There's Only One Name Nigerian Cinema Will Bet a Budget On Without Hesitation
If we're being strict about it, financing power, repeat box office proof, the ability to open a film on name recognition alone, there's really one Nigerian name that clears the bar without an asterisk: Funke Akindele. She's the only filmmaker in Nollywood history to cross N1 billion three separate times, and Behind the Scenes made her the first to cross N2 billion outright, a record she set as writer, director, producer and lead all at once.

That's not popularity. That's a studio-grade bankability profile, proof, repeated across multiple films and multiple years, that her name alone de-risks a release enough to greenlight it. Plenty of actors are more critically acclaimed, more internationally recognized, or simply more beloved. Almost none of them have the cold, hard box office receipts to back the word "A-list" the way the term is actually meant to be used.
Toyin Abraham Just Built the Closest Thing to a Second A-Lister Nollywood Has

If Funke Akindele is the one name with zero argument, Toyin Abraham is the closest anyone else has come to building a comparable case. The Alakada franchise alone, built and carried almost entirely on her own comic persona, has repeatedly delivered box office numbers most ensembles can't match, and Oversabi Aunty made her the second indigenous Nigerian filmmaker to cross the N1 billion mark, in her own directorial debut. That's a track record built the same way Akindele's was: repeated proof, on her own name, across more than one project. It's worth noting how rare that pairing is, director-producer-star triple threats who've actually proven it twice. Most of Nollywood's other "biggest names" are extraordinary actors with extraordinary followings who simply haven't been tested, or financed, the same way.
So What Does "A-List" Actually Mean in Nigeria, and Who Gets to Claim It
None of this is an insult to the dozens of genuinely excellent, beloved Nigerian actors working today, it's a question about what word we're using and whether we're using it honestly.

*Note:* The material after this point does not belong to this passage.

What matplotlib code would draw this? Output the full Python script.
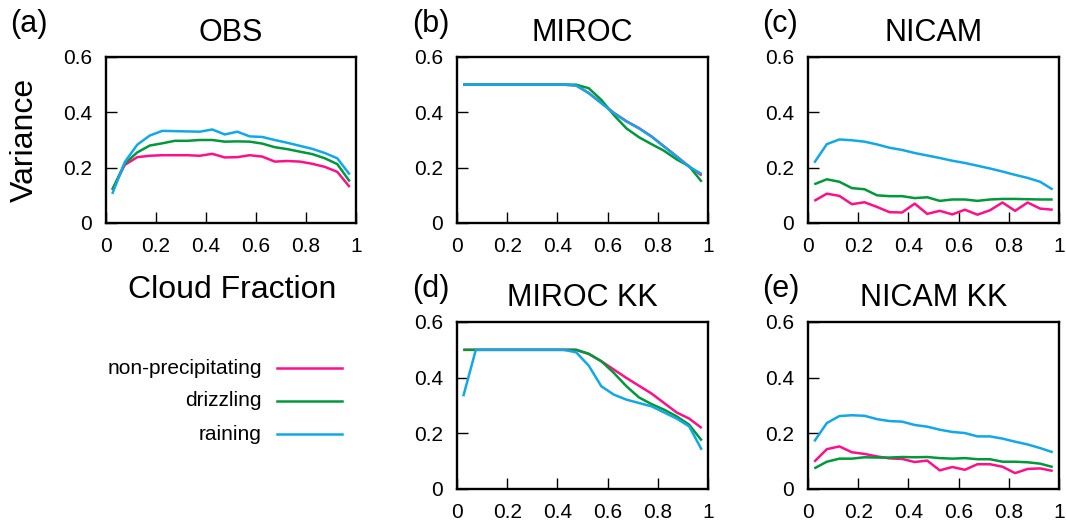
import matplotlib.pyplot as plt

plt.rcParams['font.family'] = ['Liberation Sans', 'DejaVu Sans']

# bin centres of cloud fraction
cf = [0.025, 0.075, 0.125, 0.175, 0.225, 0.275, 0.325, 0.375, 0.425, 0.475,
      0.525, 0.575, 0.625, 0.675, 0.725, 0.775, 0.825, 0.875, 0.925, 0.975]

# OBS
obs_non = [0.12, 0.21, 0.238, 0.243, 0.245, 0.245, 0.245, 0.243, 0.25, 0.237,
           0.238, 0.245, 0.24, 0.222, 0.224, 0.222, 0.214, 0.203, 0.185, 0.13]
obs_drz = [0.12, 0.215, 0.255, 0.28, 0.288, 0.297, 0.297, 0.3, 0.3, 0.294,
           0.295, 0.294, 0.287, 0.274, 0.267, 0.258, 0.249, 0.234, 0.213, 0.15]
obs_rain = [0.105, 0.22, 0.283, 0.316, 0.333, 0.332, 0.331, 0.33, 0.338, 0.32,
            0.33, 0.313, 0.311, 0.3, 0.29, 0.279, 0.268, 0.253, 0.234, 0.175]

# MIROC
miroc_non = [0.5, 0.5, 0.5, 0.5, 0.5, 0.5, 0.5, 0.5, 0.5, 0.497,
             0.47, 0.434, 0.398, 0.368, 0.343, 0.313, 0.277, 0.241, 0.204, 0.172]
miroc_drz = [0.5, 0.5, 0.5, 0.5, 0.5, 0.5, 0.5, 0.5, 0.5, 0.5,
             0.487, 0.445, 0.39, 0.342, 0.31, 0.285, 0.261, 0.23, 0.205, 0.149]
miroc_rain = [0.5, 0.5, 0.5, 0.5, 0.5, 0.5, 0.5, 0.5, 0.5, 0.497,
              0.469, 0.433, 0.397, 0.367, 0.342, 0.312, 0.276, 0.24, 0.203, 0.177]

# NICAM
nicam_non = [0.08, 0.106, 0.098, 0.068, 0.075, 0.058, 0.039, 0.038, 0.07, 0.033,
             0.044, 0.031, 0.048, 0.03, 0.046, 0.074, 0.044, 0.074, 0.052, 0.048]
nicam_drz = [0.14, 0.158, 0.149, 0.126, 0.122, 0.1, 0.097, 0.097, 0.09, 0.093,
             0.08, 0.085, 0.085, 0.08, 0.085, 0.087, 0.087, 0.086, 0.085, 0.085]
nicam_rain = [0.218, 0.285, 0.302, 0.299, 0.294, 0.284, 0.272, 0.264, 0.253, 0.244,
              0.235, 0.225, 0.217, 0.207, 0.197, 0.186, 0.174, 0.163, 0.149, 0.121]

# MIROC KK
mkk_non = [0.5, 0.5, 0.5, 0.5, 0.5, 0.5, 0.5, 0.5, 0.5, 0.5,
           0.485, 0.459, 0.429, 0.399, 0.371, 0.343, 0.309, 0.275, 0.253, 0.219]
mkk_drz = [0.5, 0.5, 0.5, 0.5, 0.5, 0.5, 0.5, 0.5, 0.5, 0.5,
           0.486, 0.459, 0.417, 0.369, 0.329, 0.305, 0.285, 0.261, 0.231, 0.174]
mkk_rain = [0.333, 0.5, 0.5, 0.5, 0.5, 0.5, 0.5, 0.5, 0.5, 0.491,
            0.443, 0.369, 0.339, 0.321, 0.309, 0.297, 0.275, 0.253, 0.225, 0.141]

# NICAM KK
nkk_non = [0.098, 0.143, 0.153, 0.132, 0.126, 0.117, 0.11, 0.108, 0.097, 0.102,
           0.067, 0.079, 0.069, 0.089, 0.089, 0.08, 0.057, 0.072, 0.074, 0.065]
nkk_drz = [0.074, 0.098, 0.109, 0.109, 0.114, 0.113, 0.113, 0.115, 0.114, 0.115,
           0.111, 0.109, 0.111, 0.107, 0.107, 0.098, 0.098, 0.096, 0.091, 0.079]
nkk_rain = [0.171, 0.237, 0.262, 0.265, 0.263, 0.251, 0.244, 0.242, 0.23, 0.224,
            0.213, 0.205, 0.201, 0.189, 0.189, 0.181, 0.17, 0.16, 0.147, 0.132]

labels = ["non-precipitating", "drizzling", "raining"]
colors = ["#ff1088", "#00993a", "#12a8e8"]

W, H = 1066, 524
fig = plt.figure(figsize=(W / 100, H / 100), dpi=100)


def px_axes(l, t, r, b):
    return fig.add_axes([l / W, 1 - b / H, (r - l) / W, (b - t) / H])


panels = [
    ("(a)", "OBS", (106, 57, 356, 223), [obs_non, obs_drz, obs_rain]),
    ("(b)", "MIROC", (457, 57, 708, 223), [miroc_non, miroc_drz, miroc_rain]),
    ("(c)", "NICAM", (808, 57, 1059, 223), [nicam_non, nicam_drz, nicam_rain]),
    ("(d)", "MIROC KK", (457, 322, 708, 489), [mkk_non, mkk_drz, mkk_rain]),
    ("(e)", "NICAM KK", (808, 322, 1059, 489), [nkk_non, nkk_drz, nkk_rain]),
]

for tag, title, box, series in panels:
    l, t, r, b = box
    ax = px_axes(l, t, r, b)
    for vals, c in zip(series, colors):
        ax.plot(cf, vals, color=c, lw=1.8, solid_capstyle='butt')
    ax.set_xlim(0, 1)
    ax.set_ylim(0, 0.6)
    ax.set_xticks([0, 0.2, 0.4, 0.6, 0.8, 1])
    ax.set_xticklabels(["0", "0.2", "0.4", "0.6", "0.8", "1"])
    ax.set_yticks([0, 0.2, 0.4, 0.6])
    ax.set_yticklabels(["0", "0.2", "0.4", "0.6"])
    ax.tick_params(direction='in', length=8, width=1, labelsize=15, pad=10,
                   top=False, right=False)
    for s in ax.spines.values():
        s.set_linewidth(1.7)
    ax.text(0.5, 1 + 24 / (b - t), title, transform=ax.transAxes,
            ha='center', va='center', fontsize=22)
    # panel letter
    lx = {106: 10, 457: 412, 808: 762}[l]
    fig.text(lx / W, 1 - (t - 33) / H, tag, ha='left', va='center', fontsize=22)

fig.text(25 / W, 1 - 140 / H, "Variance", rotation=90, ha='center', va='center',
         fontsize=23)
fig.text(232 / W, 1 - 290 / H, "Cloud Fraction", ha='center', va='center',
         fontsize=23)

# legend drawn by hand on the free area
for i, (lab, c) in enumerate(zip(labels, colors)):
    y = 1 - (368 + 33 * i) / H
    fig.text(262 / W, y, lab, ha='right', va='center', fontsize=15)
    fig.add_artist(plt.Line2D([277 / W, 342 / W], [y, y], color=c, lw=1.8,
                              transform=fig.transFigure))

fig.savefig("out.png", dpi=100)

If "A-list" in Nigeria simply means "extremely famous, widely loved, instantly recognizable," then the list is long and most of the names we already throw around belong on it. But if we borrow the term properly, the way the industry that coined it actually uses it, tied to financing power and repeated, name-driven box office proof, the honest, current answer is closer to two names than twenty: Funke Akindele, clearly, and Toyin Abraham, arguably. Everyone else currently called "A-list" in Nigerian entertainment conversation is either extremely famous or extremely talented, often both, just not yet proven bankable in the strict sense of the word. Maybe it's time Nollywood built its own version of that scale, instead of borrowing the title without the math behind it.